Indeed, the well-known eleventh thesis is elliptically present in Korsch’s short polemic in identifying an important problem in the heart of the Marxist tradition. Insofar as the debates of the previous century are at variance with contemporary struggles, the canon must be re-evaluated in order to be salient to praxis grounded in present historical circumstances. Marx of course could not escape history, and therefore, Korsch maintains, he was rather limited in his analysis to contemporary scholarship in political economy and the bourgeois form of revolution. Thus Marx could only speculate that the development of capitalism was to follow the trajectory of the advanced industrial economy of England and, moreover, that the desideratum of class struggle was the proletarian overtaking of the state.

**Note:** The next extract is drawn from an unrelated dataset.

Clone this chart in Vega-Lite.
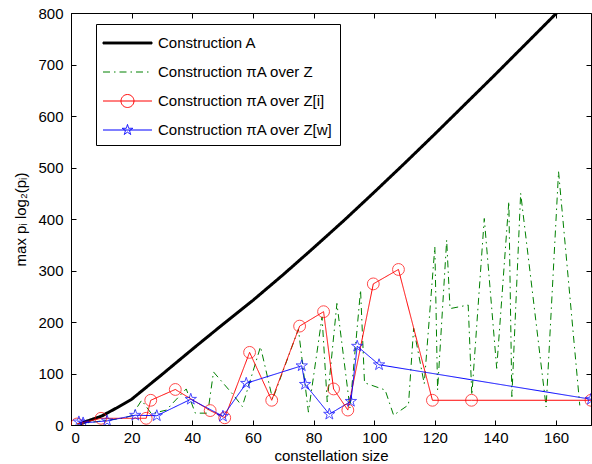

The historical disparity between Marx and Soviet ideology is for Korsch—who is perhaps too enthusiastic in taking the Soviet variant as immanent to the work of Marx—disastrous. However, Korsch is unconcerned with restoring Marx’s work in its original purity in opposition to its later employment. His theses, in fact, begin with the point that “[i]t no longer makes sense to ask to what extent the teaching of Marx and Engels is, today, theoretically acceptable and practically applicable” (40). In fact, Korsch goes as far as to dismiss the privilege of Marx within the Marxist canon. Marx’s precursors and intellectual enemies—from More to Bakunin—are assigned an equal role in Marxist theory, provided that facets of their thought clarify local historical developments. However, it is worth addressing the same question of prescience against Korsch. The “Today” in the title of his theses is certainly not ours, and the way in which he unfairly reads the Soviet dissemination of Marx back into his corpus—if only for political leverage against more dogmatic interpretations—perhaps has little relevance at the end of history. After all, it is almost too banal to observe that the late obituaries of Marx are far more ubiquitous than those nostalgic for Bolshevism.

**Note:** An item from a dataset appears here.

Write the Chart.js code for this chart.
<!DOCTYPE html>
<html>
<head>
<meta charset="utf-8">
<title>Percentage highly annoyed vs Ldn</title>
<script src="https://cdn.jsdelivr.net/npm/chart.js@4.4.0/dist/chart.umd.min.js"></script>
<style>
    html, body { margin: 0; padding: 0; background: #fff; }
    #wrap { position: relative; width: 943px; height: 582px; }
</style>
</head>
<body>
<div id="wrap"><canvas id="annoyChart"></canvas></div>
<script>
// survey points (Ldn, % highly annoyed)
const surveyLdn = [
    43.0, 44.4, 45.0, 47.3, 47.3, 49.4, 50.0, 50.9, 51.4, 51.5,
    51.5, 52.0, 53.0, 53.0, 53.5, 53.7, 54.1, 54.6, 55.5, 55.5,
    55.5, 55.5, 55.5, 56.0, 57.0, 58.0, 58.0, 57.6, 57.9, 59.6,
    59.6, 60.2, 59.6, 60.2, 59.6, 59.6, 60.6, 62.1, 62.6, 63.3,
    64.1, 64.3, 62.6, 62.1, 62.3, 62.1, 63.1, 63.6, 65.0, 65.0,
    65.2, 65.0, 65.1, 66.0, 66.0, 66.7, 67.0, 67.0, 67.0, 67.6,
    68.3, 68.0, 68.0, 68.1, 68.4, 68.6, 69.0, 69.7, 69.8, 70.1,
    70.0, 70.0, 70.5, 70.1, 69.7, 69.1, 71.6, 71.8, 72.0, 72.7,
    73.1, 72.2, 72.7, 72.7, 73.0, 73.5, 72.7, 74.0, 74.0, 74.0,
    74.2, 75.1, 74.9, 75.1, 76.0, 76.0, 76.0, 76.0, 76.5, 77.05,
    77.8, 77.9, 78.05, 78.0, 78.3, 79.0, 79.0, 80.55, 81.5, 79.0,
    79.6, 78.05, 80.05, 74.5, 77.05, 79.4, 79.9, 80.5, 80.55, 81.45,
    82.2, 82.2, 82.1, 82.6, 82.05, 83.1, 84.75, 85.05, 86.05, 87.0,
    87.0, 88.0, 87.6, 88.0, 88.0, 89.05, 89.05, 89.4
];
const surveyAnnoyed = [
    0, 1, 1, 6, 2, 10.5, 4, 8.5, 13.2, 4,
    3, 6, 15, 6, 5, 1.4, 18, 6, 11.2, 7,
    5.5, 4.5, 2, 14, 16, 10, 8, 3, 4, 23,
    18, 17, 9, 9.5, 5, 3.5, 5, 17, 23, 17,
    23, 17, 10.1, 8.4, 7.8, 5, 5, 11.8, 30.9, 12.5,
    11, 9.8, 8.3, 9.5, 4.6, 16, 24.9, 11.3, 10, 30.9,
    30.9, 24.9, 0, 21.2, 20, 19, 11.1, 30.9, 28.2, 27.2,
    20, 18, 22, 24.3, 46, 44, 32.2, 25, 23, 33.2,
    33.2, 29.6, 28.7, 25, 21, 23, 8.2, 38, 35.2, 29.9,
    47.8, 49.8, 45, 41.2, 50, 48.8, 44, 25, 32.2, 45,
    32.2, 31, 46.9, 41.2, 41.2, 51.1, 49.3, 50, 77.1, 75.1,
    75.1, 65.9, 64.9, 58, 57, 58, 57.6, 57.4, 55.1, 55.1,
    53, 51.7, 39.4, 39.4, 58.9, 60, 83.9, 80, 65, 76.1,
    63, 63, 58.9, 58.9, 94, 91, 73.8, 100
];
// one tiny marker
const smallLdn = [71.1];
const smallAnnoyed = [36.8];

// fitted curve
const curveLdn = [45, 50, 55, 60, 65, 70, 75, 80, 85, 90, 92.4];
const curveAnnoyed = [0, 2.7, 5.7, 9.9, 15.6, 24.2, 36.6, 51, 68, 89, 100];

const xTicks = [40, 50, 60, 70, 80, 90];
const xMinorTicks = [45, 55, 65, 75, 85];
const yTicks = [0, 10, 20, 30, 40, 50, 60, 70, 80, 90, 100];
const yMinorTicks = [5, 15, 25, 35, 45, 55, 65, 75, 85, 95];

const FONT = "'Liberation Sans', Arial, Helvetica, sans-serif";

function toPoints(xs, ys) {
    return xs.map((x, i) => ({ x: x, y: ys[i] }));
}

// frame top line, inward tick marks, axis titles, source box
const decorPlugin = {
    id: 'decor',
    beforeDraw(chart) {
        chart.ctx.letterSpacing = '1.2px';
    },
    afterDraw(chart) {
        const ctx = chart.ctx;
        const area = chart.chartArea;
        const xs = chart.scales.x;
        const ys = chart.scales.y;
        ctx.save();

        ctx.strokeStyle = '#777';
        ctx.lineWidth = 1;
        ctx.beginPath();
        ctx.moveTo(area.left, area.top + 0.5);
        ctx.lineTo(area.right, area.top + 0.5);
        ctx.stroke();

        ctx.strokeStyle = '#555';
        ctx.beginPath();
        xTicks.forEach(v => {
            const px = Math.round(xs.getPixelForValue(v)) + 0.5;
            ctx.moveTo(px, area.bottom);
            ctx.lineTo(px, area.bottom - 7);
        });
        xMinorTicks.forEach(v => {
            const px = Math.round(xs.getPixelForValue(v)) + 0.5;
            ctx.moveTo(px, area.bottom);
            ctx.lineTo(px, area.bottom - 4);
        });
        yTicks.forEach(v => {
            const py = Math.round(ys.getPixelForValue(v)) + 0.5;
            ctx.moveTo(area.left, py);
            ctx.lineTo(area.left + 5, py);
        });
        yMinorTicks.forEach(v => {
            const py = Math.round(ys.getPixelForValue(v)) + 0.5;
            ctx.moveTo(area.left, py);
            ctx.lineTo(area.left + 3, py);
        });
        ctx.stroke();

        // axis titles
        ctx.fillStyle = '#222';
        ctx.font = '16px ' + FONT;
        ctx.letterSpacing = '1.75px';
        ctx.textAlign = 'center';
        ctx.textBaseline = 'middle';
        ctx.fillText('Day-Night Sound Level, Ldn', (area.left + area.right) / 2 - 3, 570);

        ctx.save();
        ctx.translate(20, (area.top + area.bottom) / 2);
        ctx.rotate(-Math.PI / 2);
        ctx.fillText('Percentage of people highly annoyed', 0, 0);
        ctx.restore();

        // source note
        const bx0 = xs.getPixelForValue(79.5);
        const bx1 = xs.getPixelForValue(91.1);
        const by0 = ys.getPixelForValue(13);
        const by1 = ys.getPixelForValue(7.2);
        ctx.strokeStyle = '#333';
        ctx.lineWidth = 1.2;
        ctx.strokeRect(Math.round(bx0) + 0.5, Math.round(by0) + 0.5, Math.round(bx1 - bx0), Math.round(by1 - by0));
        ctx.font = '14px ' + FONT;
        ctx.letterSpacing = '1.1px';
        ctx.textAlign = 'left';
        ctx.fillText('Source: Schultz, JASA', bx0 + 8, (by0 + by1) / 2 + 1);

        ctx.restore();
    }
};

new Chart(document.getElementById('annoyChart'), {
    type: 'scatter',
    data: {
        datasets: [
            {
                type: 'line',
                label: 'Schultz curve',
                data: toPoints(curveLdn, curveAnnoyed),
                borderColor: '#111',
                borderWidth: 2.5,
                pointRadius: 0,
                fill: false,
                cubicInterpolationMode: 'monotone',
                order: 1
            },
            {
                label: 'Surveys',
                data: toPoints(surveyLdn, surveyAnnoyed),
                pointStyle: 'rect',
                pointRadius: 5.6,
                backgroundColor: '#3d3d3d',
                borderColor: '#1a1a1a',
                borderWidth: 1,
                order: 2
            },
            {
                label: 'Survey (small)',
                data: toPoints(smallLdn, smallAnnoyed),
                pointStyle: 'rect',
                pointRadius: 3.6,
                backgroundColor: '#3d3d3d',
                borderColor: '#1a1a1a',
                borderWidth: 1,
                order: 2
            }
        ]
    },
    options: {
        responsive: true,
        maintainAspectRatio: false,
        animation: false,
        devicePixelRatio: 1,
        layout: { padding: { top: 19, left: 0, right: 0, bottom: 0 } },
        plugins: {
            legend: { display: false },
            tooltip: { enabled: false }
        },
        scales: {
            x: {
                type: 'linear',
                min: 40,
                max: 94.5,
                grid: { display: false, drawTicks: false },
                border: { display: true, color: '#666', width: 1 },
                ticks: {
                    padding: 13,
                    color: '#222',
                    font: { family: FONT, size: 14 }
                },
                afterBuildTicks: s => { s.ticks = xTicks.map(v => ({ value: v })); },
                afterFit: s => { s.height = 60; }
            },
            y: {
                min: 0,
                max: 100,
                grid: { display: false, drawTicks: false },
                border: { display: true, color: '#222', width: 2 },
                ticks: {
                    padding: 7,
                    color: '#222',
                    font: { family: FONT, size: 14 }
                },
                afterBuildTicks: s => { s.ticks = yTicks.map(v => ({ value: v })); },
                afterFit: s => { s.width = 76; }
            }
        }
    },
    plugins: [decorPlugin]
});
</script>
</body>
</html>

However, as Korsch observes, that the textual authority of Marx cannot give a final verdict on social relations does not mean that this privilege ought to be conceded to the Owl of Minerva. The conclusion, whereby Marxism is absolved of the sins of those who had erroneously cited Marx, rather implies a creative process whereby intellectual history is not made obsolete by subsequent historical developments, but instead is creatively appropriated for present struggles. That the hegemony of Marx within Marxism has receded has since been expedient to radical movements in the late twentieth century. Certainly the proliferation of many Marxisms has precipitated more radically democratic mobilization, which is to be testified to by, for instance, Autonomia in Italy. For the “first step in re-establishing a revolutionary theory and practice consists in breaking with that Marxism which claims to monopolize revolutionary initiative as well as theoretical and practical direction” (40).